The pyramid of the arts
In case you nodded off a couple of months back — The Women’s Franklin Award: “The Stella,” as discussed on the Book Show. The report in Fairfax, and a tart and timely refresher, from the Guardian:
“I would argue that sexism is so ingrained in the arts industry as it stands that it is, unfortunately, necessary to find ways to draw the public’s attention to the work of women writers,” [Sophie Cunningham] said. “I’d like to quote [critic, poet and novelist] Alison Croggon on the subject … ‘A world loaded in favour of one sex accounts for the pyramidal structure of gender. At the wide bottom of the writing world — the world of amateur writers on the internet, for instance — women, if anything, dominate. The closer you get to the top, the fewer women there are. And at the very top, as in this year’s Miles Franklin, the presence of women is an exception. What to do about it? One thing is certain: passively assuming women are equal and will gradually work their way to equal status doesn’t work. We need some different tools.’ This notion of needing different tools is behind our desire to set up the award.”
+ + +
Updated Thursday 23rd June:
Kim Scott won the 2011 Mens’ Franklin Prize for That Deadman Dance. It came with $50,000. From the Australian:
Scott, 54, a descendant of the Noongar people of southeast Western Australia, said it was as “reassuring” to win his second Miles Franklin as it was his first, for Benang in 2000 “feels like a long time ago”.

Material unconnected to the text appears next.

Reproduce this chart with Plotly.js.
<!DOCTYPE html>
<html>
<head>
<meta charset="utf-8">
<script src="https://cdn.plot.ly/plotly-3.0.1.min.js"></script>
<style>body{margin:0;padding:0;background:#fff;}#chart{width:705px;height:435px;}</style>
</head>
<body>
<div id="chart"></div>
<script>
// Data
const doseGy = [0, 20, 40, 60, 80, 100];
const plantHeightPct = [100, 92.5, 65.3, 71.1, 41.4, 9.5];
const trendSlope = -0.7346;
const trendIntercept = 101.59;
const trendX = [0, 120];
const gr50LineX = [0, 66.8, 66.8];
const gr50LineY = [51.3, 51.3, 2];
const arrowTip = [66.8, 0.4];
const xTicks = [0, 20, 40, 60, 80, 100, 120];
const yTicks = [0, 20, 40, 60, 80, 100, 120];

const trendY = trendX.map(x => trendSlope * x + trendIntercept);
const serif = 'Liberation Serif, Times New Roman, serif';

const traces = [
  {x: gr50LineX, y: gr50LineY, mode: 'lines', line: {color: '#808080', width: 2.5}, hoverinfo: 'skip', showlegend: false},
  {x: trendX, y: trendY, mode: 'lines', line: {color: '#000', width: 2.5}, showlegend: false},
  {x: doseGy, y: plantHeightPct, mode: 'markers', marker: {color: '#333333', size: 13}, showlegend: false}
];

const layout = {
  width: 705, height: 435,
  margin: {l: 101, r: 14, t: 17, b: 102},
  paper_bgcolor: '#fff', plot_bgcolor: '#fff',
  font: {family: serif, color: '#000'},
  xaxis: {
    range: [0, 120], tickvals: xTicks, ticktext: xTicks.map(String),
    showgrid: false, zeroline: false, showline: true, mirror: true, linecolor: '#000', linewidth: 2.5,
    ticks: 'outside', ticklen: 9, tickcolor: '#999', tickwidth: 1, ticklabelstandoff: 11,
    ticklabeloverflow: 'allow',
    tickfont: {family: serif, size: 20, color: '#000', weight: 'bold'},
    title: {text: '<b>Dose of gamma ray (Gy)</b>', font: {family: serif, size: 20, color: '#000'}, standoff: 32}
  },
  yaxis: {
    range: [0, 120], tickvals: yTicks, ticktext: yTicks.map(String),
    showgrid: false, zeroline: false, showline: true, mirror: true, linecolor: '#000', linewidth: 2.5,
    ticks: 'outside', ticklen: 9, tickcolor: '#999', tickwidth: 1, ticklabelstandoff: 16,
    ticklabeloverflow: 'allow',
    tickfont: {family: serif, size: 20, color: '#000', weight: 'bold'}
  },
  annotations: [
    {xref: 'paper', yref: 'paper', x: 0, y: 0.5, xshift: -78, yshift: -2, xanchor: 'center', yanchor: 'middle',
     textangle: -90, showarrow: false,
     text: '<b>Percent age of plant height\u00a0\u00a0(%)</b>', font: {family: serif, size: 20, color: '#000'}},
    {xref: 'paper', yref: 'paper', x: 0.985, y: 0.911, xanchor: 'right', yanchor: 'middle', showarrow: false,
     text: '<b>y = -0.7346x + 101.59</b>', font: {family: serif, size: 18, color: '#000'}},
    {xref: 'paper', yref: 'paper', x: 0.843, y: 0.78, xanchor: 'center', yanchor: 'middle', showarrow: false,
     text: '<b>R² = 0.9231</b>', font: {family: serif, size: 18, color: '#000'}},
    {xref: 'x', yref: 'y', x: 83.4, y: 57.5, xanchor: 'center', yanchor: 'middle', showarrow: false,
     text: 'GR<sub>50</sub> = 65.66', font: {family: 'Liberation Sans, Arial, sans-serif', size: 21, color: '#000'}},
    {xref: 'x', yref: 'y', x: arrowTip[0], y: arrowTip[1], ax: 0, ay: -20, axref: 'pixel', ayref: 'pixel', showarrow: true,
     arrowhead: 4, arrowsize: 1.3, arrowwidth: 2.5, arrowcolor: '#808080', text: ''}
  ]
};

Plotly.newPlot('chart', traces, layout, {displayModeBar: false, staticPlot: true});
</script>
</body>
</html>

I’ver been reluctant to mention the Indigenous connection, but it jsurt seems par for the course on reports. Suppose it’s unavoidable, as this book is all about that: ‘[it]centres on early, co-operative, black-white relations in colonial Western Australia. As such it is a story about what might have been, shadowed by the dark history of what did happen.”
Scott said that, although fewer women than men had won the Miles Franklin, an even more neglected group was indigenous writers. The only other indigenous winner since the award’s inception in 1957 (when Patrick White won for Voss) is Alexis Wright, for Carpentaria in 2007.

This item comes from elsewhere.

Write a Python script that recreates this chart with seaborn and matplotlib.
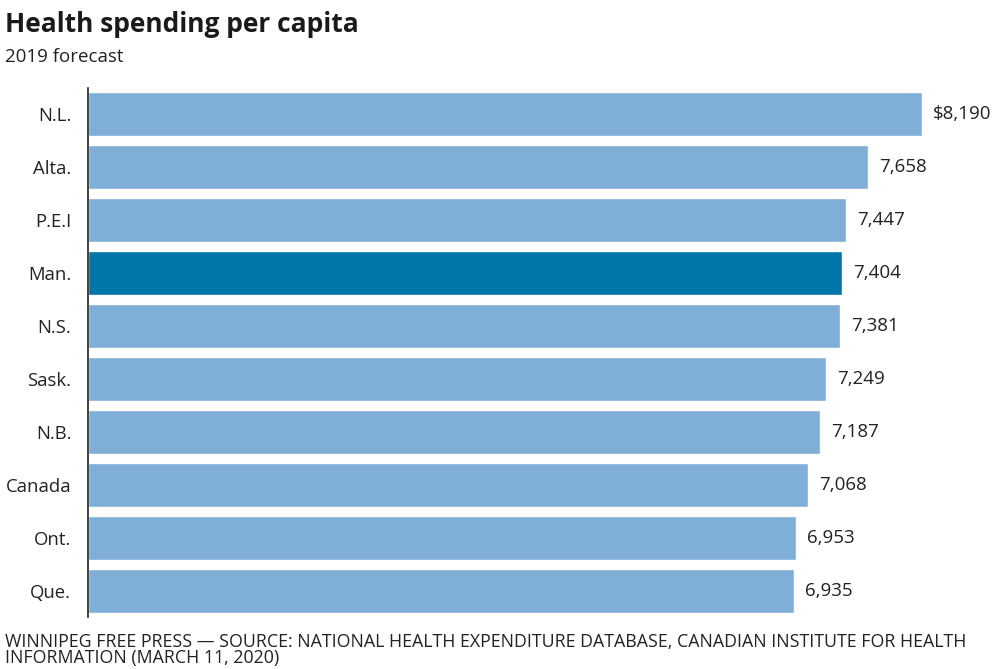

Are there statistics? I’m inclined to think rather more women writers have been eligible for the MF than Indigenous ones. But that’s a loser game to play those two groups off.

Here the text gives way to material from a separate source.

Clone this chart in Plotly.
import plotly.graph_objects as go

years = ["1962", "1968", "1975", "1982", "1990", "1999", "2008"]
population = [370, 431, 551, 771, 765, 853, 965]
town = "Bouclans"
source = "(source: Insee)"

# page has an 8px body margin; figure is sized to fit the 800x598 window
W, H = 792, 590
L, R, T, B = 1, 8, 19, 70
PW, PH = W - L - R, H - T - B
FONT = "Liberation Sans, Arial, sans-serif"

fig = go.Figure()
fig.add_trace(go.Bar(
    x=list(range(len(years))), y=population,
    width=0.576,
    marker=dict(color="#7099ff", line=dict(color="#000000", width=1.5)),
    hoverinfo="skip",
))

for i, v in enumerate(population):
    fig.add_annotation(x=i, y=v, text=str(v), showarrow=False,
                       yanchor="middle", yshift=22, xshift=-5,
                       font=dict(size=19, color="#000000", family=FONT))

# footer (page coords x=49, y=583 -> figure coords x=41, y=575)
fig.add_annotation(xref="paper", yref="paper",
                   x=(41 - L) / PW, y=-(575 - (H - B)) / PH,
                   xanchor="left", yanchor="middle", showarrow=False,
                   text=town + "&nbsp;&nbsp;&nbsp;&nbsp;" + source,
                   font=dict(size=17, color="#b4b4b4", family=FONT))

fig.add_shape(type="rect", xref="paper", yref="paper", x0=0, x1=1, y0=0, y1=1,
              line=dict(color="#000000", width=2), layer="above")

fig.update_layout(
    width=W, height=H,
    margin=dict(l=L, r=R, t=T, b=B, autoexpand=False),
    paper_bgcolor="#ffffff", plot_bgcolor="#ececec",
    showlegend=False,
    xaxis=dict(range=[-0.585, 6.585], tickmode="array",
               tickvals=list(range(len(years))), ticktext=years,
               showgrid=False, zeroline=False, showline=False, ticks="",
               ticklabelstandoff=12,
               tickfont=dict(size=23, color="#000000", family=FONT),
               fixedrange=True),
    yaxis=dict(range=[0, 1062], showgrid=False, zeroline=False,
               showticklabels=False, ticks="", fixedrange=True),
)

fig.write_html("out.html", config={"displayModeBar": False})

I’m not at all sure I’ll go and read That Deadman Dance. I confess I found Benang tiresome (and not memorable) and gave up without finishing. Though I will say that this is not so uncommon in my experience of Mens’ Franklin winning books. And my Bereft lender tells me her father hated That Deadman Dance, making some rather rude remarks, mildest of which were boring and confusing. But you want to read award winners, she said, and this is going to win awards! … In which case, he replied, I no longer wish to read award winners.